**Work instructions**
Leave out every picture, and retype exactly the lines from the line with "Convert this diagram to TikZ code." through the line with "width=95pt,minimum height=35pt] (faj1)", both ends included.
- - - - -
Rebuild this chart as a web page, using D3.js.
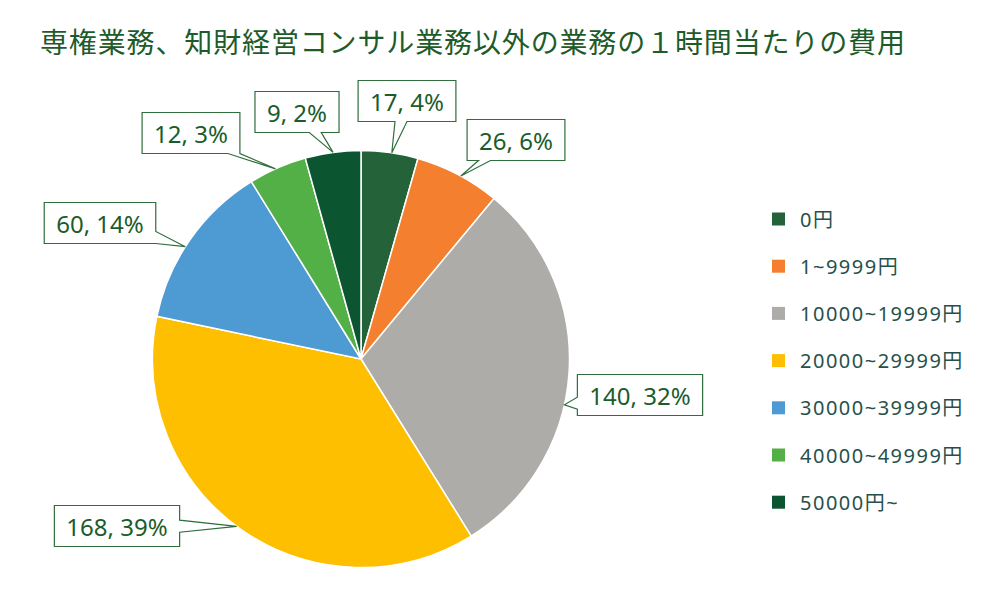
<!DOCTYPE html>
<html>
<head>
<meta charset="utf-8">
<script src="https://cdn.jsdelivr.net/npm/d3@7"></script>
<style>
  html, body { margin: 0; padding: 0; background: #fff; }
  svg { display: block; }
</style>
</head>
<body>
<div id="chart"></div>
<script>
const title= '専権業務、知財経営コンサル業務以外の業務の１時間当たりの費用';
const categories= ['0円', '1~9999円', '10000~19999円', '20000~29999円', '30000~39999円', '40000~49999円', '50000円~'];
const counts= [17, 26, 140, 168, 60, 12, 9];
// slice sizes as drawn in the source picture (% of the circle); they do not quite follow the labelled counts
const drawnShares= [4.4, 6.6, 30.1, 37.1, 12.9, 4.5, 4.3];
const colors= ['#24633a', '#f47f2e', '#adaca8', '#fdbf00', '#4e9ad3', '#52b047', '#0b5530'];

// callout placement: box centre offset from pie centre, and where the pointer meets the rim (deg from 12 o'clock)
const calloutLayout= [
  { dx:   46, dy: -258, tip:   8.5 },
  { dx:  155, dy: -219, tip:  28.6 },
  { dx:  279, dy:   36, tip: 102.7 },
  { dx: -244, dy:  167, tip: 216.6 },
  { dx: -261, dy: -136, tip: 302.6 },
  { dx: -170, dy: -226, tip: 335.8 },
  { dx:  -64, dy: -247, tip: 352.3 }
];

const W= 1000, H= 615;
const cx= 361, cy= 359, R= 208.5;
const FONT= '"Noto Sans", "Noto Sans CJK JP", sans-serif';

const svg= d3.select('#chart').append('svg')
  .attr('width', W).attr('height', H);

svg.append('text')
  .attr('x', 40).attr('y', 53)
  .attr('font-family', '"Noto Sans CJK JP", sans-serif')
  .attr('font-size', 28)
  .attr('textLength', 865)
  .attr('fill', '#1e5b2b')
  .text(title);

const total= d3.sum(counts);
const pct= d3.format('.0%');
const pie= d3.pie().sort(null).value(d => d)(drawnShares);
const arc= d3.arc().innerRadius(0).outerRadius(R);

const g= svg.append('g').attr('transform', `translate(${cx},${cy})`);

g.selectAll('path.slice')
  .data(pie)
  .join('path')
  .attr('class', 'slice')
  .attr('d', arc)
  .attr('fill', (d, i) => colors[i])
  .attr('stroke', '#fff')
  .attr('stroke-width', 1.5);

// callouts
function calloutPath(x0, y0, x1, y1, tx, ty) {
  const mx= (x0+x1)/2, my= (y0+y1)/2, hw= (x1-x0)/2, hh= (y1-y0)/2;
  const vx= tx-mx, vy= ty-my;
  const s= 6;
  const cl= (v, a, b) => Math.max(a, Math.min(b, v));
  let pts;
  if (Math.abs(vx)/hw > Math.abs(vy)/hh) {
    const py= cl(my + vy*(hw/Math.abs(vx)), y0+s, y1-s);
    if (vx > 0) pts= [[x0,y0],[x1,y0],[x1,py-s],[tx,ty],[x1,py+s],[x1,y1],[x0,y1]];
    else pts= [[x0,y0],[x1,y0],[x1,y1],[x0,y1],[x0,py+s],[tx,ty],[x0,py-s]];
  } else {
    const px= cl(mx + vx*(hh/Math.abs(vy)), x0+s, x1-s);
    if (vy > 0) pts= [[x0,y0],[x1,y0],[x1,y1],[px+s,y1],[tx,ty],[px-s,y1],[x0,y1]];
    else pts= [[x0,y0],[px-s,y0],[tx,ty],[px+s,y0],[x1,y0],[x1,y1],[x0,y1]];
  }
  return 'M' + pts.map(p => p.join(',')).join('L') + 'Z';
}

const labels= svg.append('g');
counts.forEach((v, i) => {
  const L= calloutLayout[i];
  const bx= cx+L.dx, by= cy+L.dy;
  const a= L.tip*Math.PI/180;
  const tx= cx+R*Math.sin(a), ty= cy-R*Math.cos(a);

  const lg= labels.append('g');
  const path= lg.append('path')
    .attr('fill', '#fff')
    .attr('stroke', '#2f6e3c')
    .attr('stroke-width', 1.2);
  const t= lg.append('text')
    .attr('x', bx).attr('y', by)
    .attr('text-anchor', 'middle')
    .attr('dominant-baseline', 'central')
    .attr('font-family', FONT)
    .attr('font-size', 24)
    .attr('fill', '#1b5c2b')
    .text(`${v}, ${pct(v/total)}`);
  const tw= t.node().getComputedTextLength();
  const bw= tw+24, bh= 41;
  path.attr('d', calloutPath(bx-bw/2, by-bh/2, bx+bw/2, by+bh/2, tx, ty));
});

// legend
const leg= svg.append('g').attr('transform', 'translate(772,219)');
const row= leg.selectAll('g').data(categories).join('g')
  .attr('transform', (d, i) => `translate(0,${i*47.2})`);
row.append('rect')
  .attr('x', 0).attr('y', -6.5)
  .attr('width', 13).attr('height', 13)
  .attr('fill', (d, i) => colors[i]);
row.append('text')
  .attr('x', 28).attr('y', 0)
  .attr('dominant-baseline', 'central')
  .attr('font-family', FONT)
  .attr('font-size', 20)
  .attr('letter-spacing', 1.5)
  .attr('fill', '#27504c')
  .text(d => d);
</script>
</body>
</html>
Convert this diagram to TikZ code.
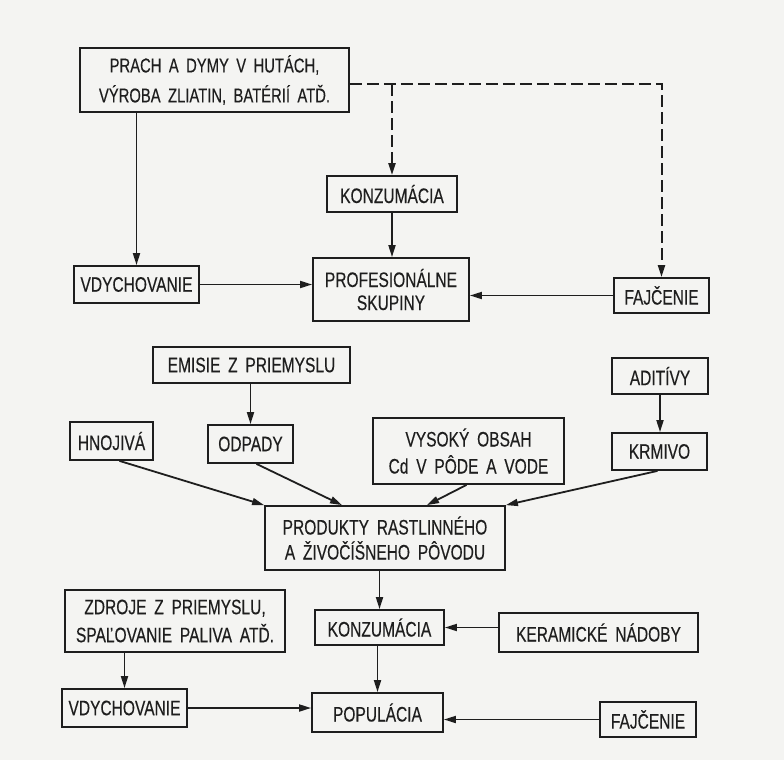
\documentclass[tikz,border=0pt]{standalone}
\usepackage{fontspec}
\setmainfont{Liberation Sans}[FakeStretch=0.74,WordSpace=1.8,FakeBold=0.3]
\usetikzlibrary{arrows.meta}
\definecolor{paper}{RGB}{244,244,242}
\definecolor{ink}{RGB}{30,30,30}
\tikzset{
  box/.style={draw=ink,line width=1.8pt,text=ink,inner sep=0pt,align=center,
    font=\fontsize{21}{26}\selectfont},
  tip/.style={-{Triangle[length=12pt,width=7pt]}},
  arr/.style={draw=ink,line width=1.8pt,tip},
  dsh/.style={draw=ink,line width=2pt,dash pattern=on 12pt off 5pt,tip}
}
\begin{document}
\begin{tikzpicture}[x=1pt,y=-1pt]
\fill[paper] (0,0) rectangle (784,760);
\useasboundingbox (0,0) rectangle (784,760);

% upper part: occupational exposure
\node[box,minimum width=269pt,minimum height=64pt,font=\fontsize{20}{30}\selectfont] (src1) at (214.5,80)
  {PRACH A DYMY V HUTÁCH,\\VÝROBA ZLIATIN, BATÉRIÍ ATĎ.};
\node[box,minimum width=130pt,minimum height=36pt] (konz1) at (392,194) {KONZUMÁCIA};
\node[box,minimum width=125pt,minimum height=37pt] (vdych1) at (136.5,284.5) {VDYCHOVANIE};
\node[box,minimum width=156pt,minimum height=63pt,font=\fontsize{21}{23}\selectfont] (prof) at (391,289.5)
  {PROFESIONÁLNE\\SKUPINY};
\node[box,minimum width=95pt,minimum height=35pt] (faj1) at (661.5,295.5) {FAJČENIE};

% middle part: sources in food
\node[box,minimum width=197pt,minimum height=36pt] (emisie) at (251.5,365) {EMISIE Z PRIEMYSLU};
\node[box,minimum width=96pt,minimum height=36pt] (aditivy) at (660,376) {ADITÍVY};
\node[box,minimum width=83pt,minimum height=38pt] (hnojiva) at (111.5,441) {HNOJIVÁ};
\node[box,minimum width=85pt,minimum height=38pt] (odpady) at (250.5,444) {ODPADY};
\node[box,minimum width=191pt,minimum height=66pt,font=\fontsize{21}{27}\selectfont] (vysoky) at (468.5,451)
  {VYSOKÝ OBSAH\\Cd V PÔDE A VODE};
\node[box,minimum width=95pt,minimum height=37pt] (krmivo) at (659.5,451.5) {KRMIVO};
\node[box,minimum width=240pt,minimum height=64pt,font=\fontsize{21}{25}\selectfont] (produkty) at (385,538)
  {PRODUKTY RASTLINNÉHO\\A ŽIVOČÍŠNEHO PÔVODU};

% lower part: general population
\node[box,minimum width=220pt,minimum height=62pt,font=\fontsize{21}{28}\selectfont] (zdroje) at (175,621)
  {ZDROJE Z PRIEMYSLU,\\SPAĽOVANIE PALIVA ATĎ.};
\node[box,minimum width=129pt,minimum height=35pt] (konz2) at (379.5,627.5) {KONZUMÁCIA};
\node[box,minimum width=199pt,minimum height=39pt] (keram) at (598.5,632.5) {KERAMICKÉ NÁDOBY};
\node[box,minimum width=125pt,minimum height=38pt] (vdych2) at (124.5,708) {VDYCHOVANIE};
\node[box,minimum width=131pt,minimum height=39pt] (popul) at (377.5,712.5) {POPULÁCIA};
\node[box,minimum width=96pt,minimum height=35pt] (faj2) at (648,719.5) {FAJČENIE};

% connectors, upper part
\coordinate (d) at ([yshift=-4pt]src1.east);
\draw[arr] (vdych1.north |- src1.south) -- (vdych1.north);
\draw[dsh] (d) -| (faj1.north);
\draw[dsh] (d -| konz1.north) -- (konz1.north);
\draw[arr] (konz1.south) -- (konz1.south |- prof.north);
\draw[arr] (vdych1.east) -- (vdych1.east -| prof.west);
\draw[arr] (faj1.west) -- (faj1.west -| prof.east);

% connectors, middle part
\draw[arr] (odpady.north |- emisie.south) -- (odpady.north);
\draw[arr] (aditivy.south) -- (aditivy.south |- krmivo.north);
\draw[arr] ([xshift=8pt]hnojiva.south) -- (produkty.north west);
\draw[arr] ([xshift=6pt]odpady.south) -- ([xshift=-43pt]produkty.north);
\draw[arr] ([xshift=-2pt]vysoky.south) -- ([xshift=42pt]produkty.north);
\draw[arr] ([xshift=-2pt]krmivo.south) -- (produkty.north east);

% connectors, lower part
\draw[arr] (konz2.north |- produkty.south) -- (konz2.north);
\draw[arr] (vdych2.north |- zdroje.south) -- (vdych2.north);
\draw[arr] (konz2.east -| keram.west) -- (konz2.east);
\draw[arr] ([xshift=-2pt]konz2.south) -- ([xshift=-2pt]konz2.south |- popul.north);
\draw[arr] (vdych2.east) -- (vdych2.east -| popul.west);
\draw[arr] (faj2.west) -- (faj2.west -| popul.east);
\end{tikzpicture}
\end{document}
- - - - -
**Solution for this task**
Convert this diagram to TikZ code.
\documentclass[tikz,border=0pt]{standalone}
\usepackage{fontspec}
\setmainfont{Liberation Sans}[FakeStretch=0.74,WordSpace=1.8,FakeBold=0.3]
\usetikzlibrary{arrows.meta}
\definecolor{paper}{RGB}{244,244,242}
\definecolor{ink}{RGB}{30,30,30}
\tikzset{
  box/.style={draw=ink,line width=1.8pt,text=ink,inner sep=0pt,align=center,
    font=\fontsize{21}{26}\selectfont},
  tip/.style={-{Triangle[length=12pt,width=7pt]}},
  arr/.style={draw=ink,line width=1.8pt,tip},
  dsh/.style={draw=ink,line width=2pt,dash pattern=on 12pt off 5pt,tip}
}
\begin{document}
\begin{tikzpicture}[x=1pt,y=-1pt]
\fill[paper] (0,0) rectangle (784,760);
\useasboundingbox (0,0) rectangle (784,760);

% upper part: occupational exposure
\node[box,minimum width=269pt,minimum height=64pt,font=\fontsize{20}{30}\selectfont] (src1) at (214.5,80)
  {PRACH A DYMY V HUTÁCH,\\VÝROBA ZLIATIN, BATÉRIÍ ATĎ.};
\node[box,minimum width=130pt,minimum height=36pt] (konz1) at (392,194) {KONZUMÁCIA};
\node[box,minimum width=125pt,minimum height=37pt] (vdych1) at (136.5,284.5) {VDYCHOVANIE};
\node[box,minimum width=156pt,minimum height=63pt,font=\fontsize{21}{23}\selectfont] (prof) at (391,289.5)
  {PROFESIONÁLNE\\SKUPINY};
\node[box,minimum width=95pt,minimum height=35pt] (faj1) at (661.5,295.5) {FAJČENIE};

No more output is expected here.